How women are changing the face of the family farm
Reporter Katrina Geenevasen talks about the story, its purpose, and why you should explore this site.
There are salespeople who don’t like to deal with Heather Bailey.
The spry Stirling-area farmer makes many of the farm’s purchasing decisions, and isn’t afraid to haggle.
“There are a few salesmen around here that don’t like to deal with me,” says Bailey. “One guy left and said he had to leave before he lost his pants.”
Bailey is one of many female farmers in Ontario who are changing the face of agriculture.
They work beside, not behind, the men in their lives to keep the farm going.
According to the 2001 Canadian Census of Agriculture, 26 percent of Canada’s 346,200 farm operators were female. Mostly, they work on two-operator farms where the other operator is male, likely a spouse.
They take part in day-to-day decision-making, understand the meaning of hard physical labour, and know how to run a tractor.
Some of these women even argue they are better at farming then men.

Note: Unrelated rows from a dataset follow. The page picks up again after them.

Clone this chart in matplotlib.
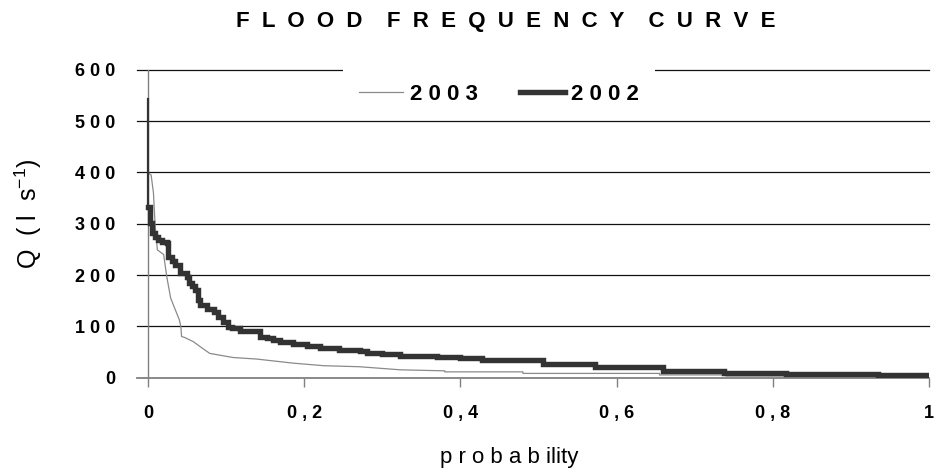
import matplotlib
matplotlib.use("Agg")
import matplotlib.pyplot as plt

plt.rcParams['font.family'] = ['Liberation Sans', 'DejaVu Sans']
plt.rcParams['mathtext.fontset'] = 'custom'
plt.rcParams['mathtext.rm'] = 'Liberation Sans'
plt.rcParams['mathtext.it'] = 'Liberation Sans'

# flow duration data (probability, discharge l/s)
p_2002 = [0.0, 0.0, 0.0026, 0.0047, 0.009, 0.013, 0.018, 0.024, 0.026, 0.031,
          0.035, 0.041, 0.050, 0.052, 0.056, 0.060, 0.064, 0.067, 0.075, 0.084,
          0.090, 0.096, 0.103, 0.107, 0.118, 0.143, 0.152, 0.160, 0.169, 0.186,
          0.203, 0.220, 0.245, 0.271, 0.280, 0.300, 0.323, 0.370, 0.400, 0.428,
          0.506, 0.572, 0.660, 0.738, 0.817, 0.935, 1.0]
q_2002 = [543, 333, 301, 282, 274, 268, 264, 262, 236, 228,
          220, 204, 197, 184, 178, 171, 152, 141, 134, 127,
          118, 109, 99, 96, 90, 80, 77, 74, 70, 65,
          62, 57, 54, 51, 48, 45, 42, 40, 39, 35,
          27, 20, 13, 8.5, 6, 4, 4]

p_2003 = [0.0, 0.004, 0.007, 0.009, 0.012, 0.020, 0.024, 0.029, 0.035, 0.040,
          0.042, 0.043, 0.047, 0.058, 0.067, 0.079, 0.109, 0.139, 0.186, 0.225,
          0.271, 0.323, 0.380, 0.380, 0.480, 0.480, 0.655, 0.655, 0.740, 0.740, 1.0]
q_2003 = [400, 395, 360, 300, 249, 240, 197, 155, 132, 113,
          100, 80, 78, 70, 60, 47, 39, 36, 28, 23,
          21, 15, 13, 11, 11, 8, 8, 5, 5, 3, 3]

series_labels = ['2003', '2002']
x_ticks = [0, 0.2, 0.4, 0.6, 0.8, 1.0]
x_tick_labels = ['0', '0,2', '0,4', '0,6', '0,8', '1']
y_ticks = [0, 100, 200, 300, 400, 500, 600]


def spaced(s, gap=' ', word_gap='    '):
    return word_gap.join(gap.join(w) for w in s.split(' '))


fig = plt.figure(figsize=(9.34, 4.73), dpi=100)
ax = fig.add_axes([137 / 934, 95.5 / 473, 792 / 934, 307.5 / 473])

l03, = ax.plot(p_2003, q_2003, color='#8a8a8a', lw=0.9, zorder=3)
# peak value drawn thin, rest of the 2002 curve thick
ax.plot(p_2002[:2], q_2002[:2], color='#333333', lw=1.6, zorder=4)
l02, = ax.plot(p_2002[1:], q_2002[1:], color='#333333', lw=3.9,
               drawstyle='steps-post', solid_joinstyle='miter', zorder=4)

ax.set_xlim(-11 / 781, 1.0)
ax.set_ylim(0, 600)

ax.set_yticks(y_ticks)
ax.set_yticklabels([spaced(str(v)) for v in y_ticks])
ax.set_xticks(x_ticks)
ax.set_xticklabels([t.replace(',', ' , ') for t in x_tick_labels])

ax.yaxis.grid(True, color='#111111', lw=0.9)
for i, gl in enumerate(ax.get_ygridlines()):
    gl.set_clip_on(False)
    if i == 0:
        gl.set_visible(False)
ax.set_axisbelow(True)

for s in ['top', 'right', 'left']:
    ax.spines[s].set_visible(False)
ax.spines['bottom'].set_color('#808080')
ax.spines['bottom'].set_linewidth(1.3)
ax.axvline(0, color='#808080', lw=1.0, zorder=2)

ax.tick_params(axis='y', length=0, pad=15.5, labelsize=13)
ax.tick_params(axis='x', direction='out', length=6.5, width=1.0,
               color='#808080', pad=13, labelsize=13)
for lab in ax.get_xticklabels() + ax.get_yticklabels():
    lab.set_fontweight('bold')

leg = ax.legend([l03, l02], [spaced(s) for s in series_labels], ncol=2,
                loc='center', bbox_to_anchor=(499 / 934, 1 - 94 / 473),
                bbox_transform=fig.transFigure,
                prop={'weight': 'bold', 'size': 16},
                handlelength=2.0, handletextpad=0.3, columnspacing=1.9,
                borderpad=0.7, fancybox=False, framealpha=1,
                facecolor='white', edgecolor='none')
leg.set_zorder(10)

fig.text(506 / 934, 1 - 22 / 473, spaced('FLOOD FREQUENCY CURVE', gap='  ', word_gap='    '),
         ha='center', va='center', fontsize=16, fontweight='bold')
fig.text(28 / 934, 1 - 214 / 473, 'Q  ( l  s$^{-1}$)', rotation=90,
         ha='center', va='center', fontsize=18)
fig.text(509 / 934, 1 - 457 / 473, 'p r o b a b ility',
         ha='center', va='center', fontsize=16)

fig.savefig('out.png', dpi=100, facecolor='white')
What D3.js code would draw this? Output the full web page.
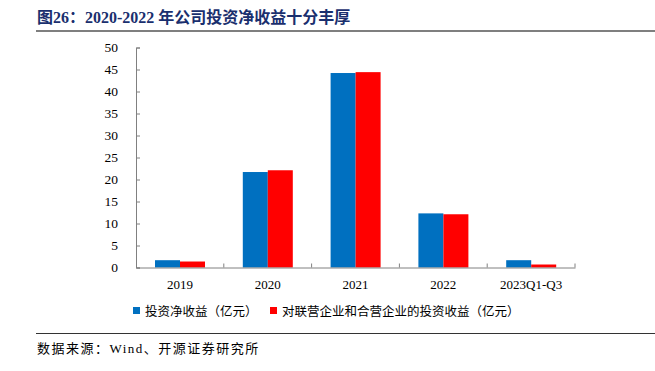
<!DOCTYPE html>
<html>
<head>
<meta charset="utf-8">
<script src="https://cdn.jsdelivr.net/npm/d3@7"></script>
<style>
  body { margin: 0; background: #fff; }
  svg text { font-family: "Liberation Serif", "Noto Sans CJK SC", serif; }
</style>
</head>
<body>
<script>
// chart data
const categories = ['2019', '2020', '2021', '2022', '2023Q1-Q3']
const seriesNames = ['投资净收益（亿元）', '对联营企业和合营企业的投资收益（亿元）']
const netInvestIncome = [1.66, 21.7, 44.2, 12.3, 1.66]
const associateIncome = [1.36, 22.1, 44.4, 12.1, 0.68]
const yTicks = [0, 5, 10, 15, 20, 25, 30, 35, 40, 45, 50]
const colors = ['#0070C0', '#FF0000']

const w = 655, h = 371
const svg = d3.select('body').append('svg')
  .attr('width', w).attr('height', h)

// title + rules
svg.append('text')
  .attr('x', 37).attr('y', 23)
  .attr('fill', '#1a2f6e')
  .attr('font-size', 16).attr('font-weight', 'bold')
  .text('图26：2020-2022 年公司投资净收益十分丰厚')
svg.append('line')
  .attr('x1', 36).attr('x2', 655).attr('y1', 31).attr('y2', 31)
  .attr('stroke', '#7f7f7f').attr('stroke-width', 2)
svg.append('line')
  .attr('x1', 36).attr('x2', 655).attr('y1', 333.5).attr('y2', 333.5)
  .attr('stroke', '#333').attr('stroke-width', 1)
svg.append('text')
  .attr('x', 37).attr('y', 353)
  .attr('font-size', 13).attr('fill', '#000')
  .attr('letter-spacing', 1.5)
  .text('数据来源：Wind、开源证券研究所')

// scales
const plotL = 136, plotR = 575, plotT = 47.5, plotB = 267.5
const x = d3.scaleBand().domain(categories).range([plotL, plotR])
const inner = d3.scaleBand().domain([0, 1]).range([19, 69])
const y = d3.scaleLinear().domain([0, 50]).range([plotB, plotT])

// bars
const series = [netInvestIncome, associateIncome]
series.forEach((vals, si) => {
  svg.append('g').selectAll('rect')
    .data(vals)
    .enter()
    .append('rect')
    .attr('x', (d, i) => x(categories[i]) + inner(si))
    .attr('width', inner.bandwidth())
    .attr('y', d => y(d))
    .attr('height', d => y(0) - y(d))
    .attr('fill', colors[si])
})

// axes
const yAxis = svg.append('g')
  .attr('transform', `translate(${plotL},0)`)
  .call(d3.axisLeft(y).tickValues(yTicks).tickSize(-4).tickPadding(18))
yAxis.selectAll('text').attr('font-size', 13.5).attr('fill', '#000')
yAxis.selectAll('line').attr('stroke', '#808080')
yAxis.select('.domain').attr('stroke', '#808080')

const xAxis = svg.append('g')
  .attr('transform', `translate(0,${plotB})`)
  .call(d3.axisBottom(x).tickSize(0).tickPadding(12))
xAxis.selectAll('text').attr('font-size', 13).attr('fill', '#000')
xAxis.select('.domain').attr('stroke', '#808080')
// category separators
svg.append('g').selectAll('line')
  .data(categories)
  .enter()
  .append('line')
  .attr('x1', d => x(d) + x.step())
  .attr('x2', d => x(d) + x.step())
  .attr('y1', plotB).attr('y2', plotB - 4)
  .attr('stroke', '#808080')

// legend
const legendX = [133, 270]
seriesNames.forEach((name, i) => {
  svg.append('rect')
    .attr('x', legendX[i]).attr('y', 307)
    .attr('width', 7).attr('height', 7)
    .attr('fill', colors[i])
  svg.append('text')
    .attr('x', legendX[i] + 12).attr('y', 315.5)
    .attr('font-size', 12.5).attr('fill', '#000')
    .text(name)
})
</script>
</body>
</html>
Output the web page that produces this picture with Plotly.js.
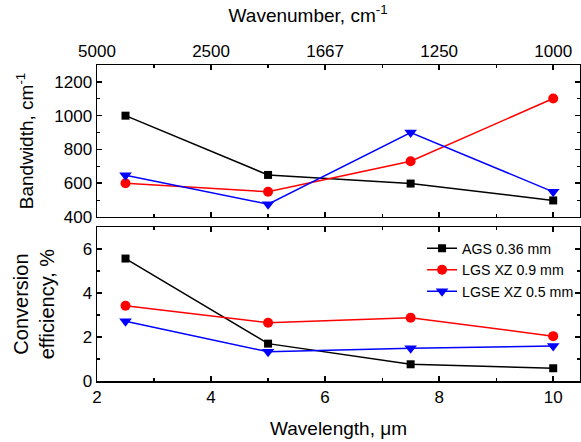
<!DOCTYPE html>
<html>
<head>
<meta charset="utf-8">
<script src="https://cdn.plot.ly/plotly-3.0.1.min.js"></script>
<style>html,body{margin:0;padding:0;background:#fff;}#chart{width:581px;height:442px;}</style>
</head>
<body>
<div id="chart"></div>
<script>
// Data
const wavelength = [2.5, 5, 7.5, 10];
const seriesNames = ["AGS 0.36 mm", "LGS XZ 0.9 mm", "LGSE XZ 0.5 mm"];
const bandwidthAGS = [1000, 649, 598, 498];
const bandwidthLGS = [600, 549, 730, 1102];
const bandwidthLGSE = [647, 476, 900, 549];
const efficiencyAGS = [5.57, 1.70, 0.76, 0.58];
const efficiencyLGS = [3.42, 2.65, 2.88, 2.04];
const efficiencyLGSE = [2.72, 1.33, 1.49, 1.59];
const wavelengthTicks = [2, 4, 6, 8, 10];
const wavenumberLabels = ["5000", "2500", "1667", "1250", "1000"];

const colors = ["#000000", "#ff0000", "#0000ff"];
const symbols = ["square", "circle", "triangle-down"];
const msizes = [8, 10, 11];
const FONT = "Liberation Sans, Arial, sans-serif";

const traces = [];
const bw = [bandwidthAGS, bandwidthLGS, bandwidthLGSE];
const ef = [efficiencyAGS, efficiencyLGS, efficiencyLGSE];
for (let i = 0; i < 3; i++) {
  traces.push({
    x: wavelength, y: bw[i], xaxis: "x2", yaxis: "y2", type: "scatter", mode: "lines+markers",
    name: seriesNames[i], showlegend: false, legendgroup: "g" + i,
    line: {color: colors[i], width: 1.5},
    marker: {color: colors[i], symbol: symbols[i], size: msizes[i]}
  });
}
for (let i = 0; i < 3; i++) {
  traces.push({
    x: wavelength, y: ef[i], xaxis: "x", yaxis: "y", type: "scatter", mode: "lines+markers",
    name: seriesNames[i], showlegend: true, legendgroup: "g" + i,
    line: {color: colors[i], width: 1.5},
    marker: {color: colors[i], symbol: symbols[i], size: msizes[i]}
  });
}

const xr = [2, 10.47];
const axisCommon = {
  showline: true, linecolor: "#000", linewidth: 1.5, mirror: "ticks",
  ticks: "inside", ticklen: 5, tickwidth: 1.5, tickcolor: "#000",
  showgrid: false, zeroline: false,
  tickfont: {family: FONT, size: 17, color: "#000"}
};

const layout = {
  width: 581, height: 442,
  margin: {l: 97, r: 1, t: 65, b: 61},
  paper_bgcolor: "#fff", plot_bgcolor: "#fff",
  font: {family: FONT, color: "#000"},
  title: {text: "Wavenumber, cm<sup>-1</sup>", font: {family: FONT, size: 19, color: "#000"},
          x: 0.437, xref: "paper", xanchor: "center", y: 0.965, yref: "container", yanchor: "middle"},
  xaxis: Object.assign({}, axisCommon, {
    domain: [0, 1], anchor: "y", range: xr, tick0: 2, dtick: 2,
    minor: {ticks: "inside", ticklen: 3, tickwidth: 1.2, tickcolor: "#000", dtick: 1, tick0: 2},
    title: {text: "Wavelength, μm", font: {family: FONT, size: 19, color: "#000"}, standoff: 16}
  }),
  yaxis: Object.assign({}, axisCommon, {
    domain: [0, 0.487], anchor: "x", range: [0, 7], tick0: 0, dtick: 2,
    minor: {ticks: "inside", ticklen: 3, tickwidth: 1.2, tickcolor: "#000", dtick: 1, tick0: 0},
    title: {text: "Conversion<br>efficiency, %", font: {family: FONT, size: 20, color: "#000"}, standoff: 22}
  }),
  xaxis2: Object.assign({}, axisCommon, {
    domain: [0, 1], anchor: "y2", side: "top", range: xr,
    tickmode: "array", tickvals: wavelengthTicks, ticktext: wavenumberLabels,
    minor: {ticks: "inside", ticklen: 3, tickwidth: 1.2, tickcolor: "#000", dtick: 1, tick0: 2}
  }),
  yaxis2: Object.assign({}, axisCommon, {
    domain: [0.519, 1], anchor: "x2", range: [400, 1300], tick0: 400, dtick: 200,
    minor: {ticks: "inside", ticklen: 3, tickwidth: 1.2, tickcolor: "#000", dtick: 100, tick0: 400},
    title: {text: "Bandwidth, cm<sup>-1</sup>", font: {family: FONT, size: 19, color: "#000"}, standoff: 15}
  }),
  legend: {
    x: 0.673, xanchor: "left", y: 0.47, yanchor: "top",
    bgcolor: "rgba(0,0,0,0)", borderwidth: 0,
    font: {family: FONT, size: 14.2, color: "#000"},
    tracegroupgap: 0, itemwidth: 30
  }
};

Plotly.newPlot("chart", traces, layout, {displayModeBar: false, staticPlot: true});
</script>
</body>
</html>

“We have more patience,” says Joyceville farmer Marie Sonoveld. “We tend to not fly off the handle as quickly. And for me anyways, I tend to follow the rules, whereas the men will kind of play it by ear and do what looks good. I like to know what I’m doing in terms of giving medicine to a cow if she is ill, instead of just mixing up a concoction and hoping that it works. I like to know what it is I’m doing.”
Bailey has similar thoughts, and says women are thriving in agriculture because they look at farming from a different perspective.
“It’s a concern for us, what we eat, as mothers and as caregivers, people who feed,” says Bailey. “We worry about where our food comes from. We want it to be good food, we want it to be food that’s safe, and we want it to be food that’s healthy.”
Bailey feels women are aware of how the world is changing.
"We’re wondering how we can be healthier in what we’re feeding our families, and how we can have the best food available with the least amount of harmful sprays and things like that.”
Women also think about farming as food that goes to family dinner tables.
“I think women are seeing food as more of what they feed their family more than just what’s grown. Whereas men, they just look at wheat in the field as wheat in the field. Women look at that wheat in the field and think, ‘That’s going to somebody’s house to feed somebody.’”
Monica Haller has been working on her family’s farm since she was a little girl, so the busy lifestyle comes naturally to the mother of four.
She says women are better with cows.
“We’re more gentle, men are harder on the cows,” says Haller.
“I look at calves, and I see babies, I don’t necessarily see calves. I think that as a temperament, we’re much more patient, we’re much more loving, and we just look at our animals as part of our family, rather than just a bunch of animals in the barn.”
Women may be proving themselves in the barn, but being a wife, a farmer, and a mother isn’t always easy.
“As a woman, I have to run my house and do this and have my kids and still be out here [in the barn], and I don’t think a man is expected as much to do all that,” says Haller.
While women are leaving a footprint on how farming is done in Ontario these days, it’s getting harder and harder to keep family farms running.
Among other things, the high cost of land is rising and corporate competition is pushing small farms out.
“Farming is becoming less of a family business and more of a big business,” says Bailey. “It’s an industry almost, like a factory. And I think the government is treating all farms like they’re a factory, and we’re not.”
She says a lot of family-run farms are still family-run businesses, and they need support to continue farming.
“I think it’s going to be a real fight for the family farm to continue,” says Bailey. “It’s very expensive to keep farming, the costs are all there. And more and more, the government is making it harder for small farms to keep going. There is more legislation, there are more stipulations, there’s more paperwork, and things like that.”
While these troubles have some Ontario farmers worried, Bailey has high hopes for the future of her family’s farm.
“For our farm, I'd like to see it continue,” says Bailey. “Our children are fifth-generation farmers. That’s not something you see a lot of, of young people wanting to continue farming, and being able to.”
And younger generations of farmers are getting primed to take over the industry one day.
Julia Blackett, 15, is one of them.
Although she isn’t a farmer in the traditional sense of the word, Blackett has a stable full of animals she has paid for with her own hard-earned money.
Like most kids, she spends her nights doing homework, but then heads out to the barn to feed and care for her animals.
“I’m learning so much,” says Blackett. “I have learned about all the work that goes into keeping animals.”
Girls like her are leading the future of women farmers.
“I think the next generation of women are going to be the ones to watch,” says Bailey. “I think they’ve really got a mind of what they want, and they’re going to achieve it.”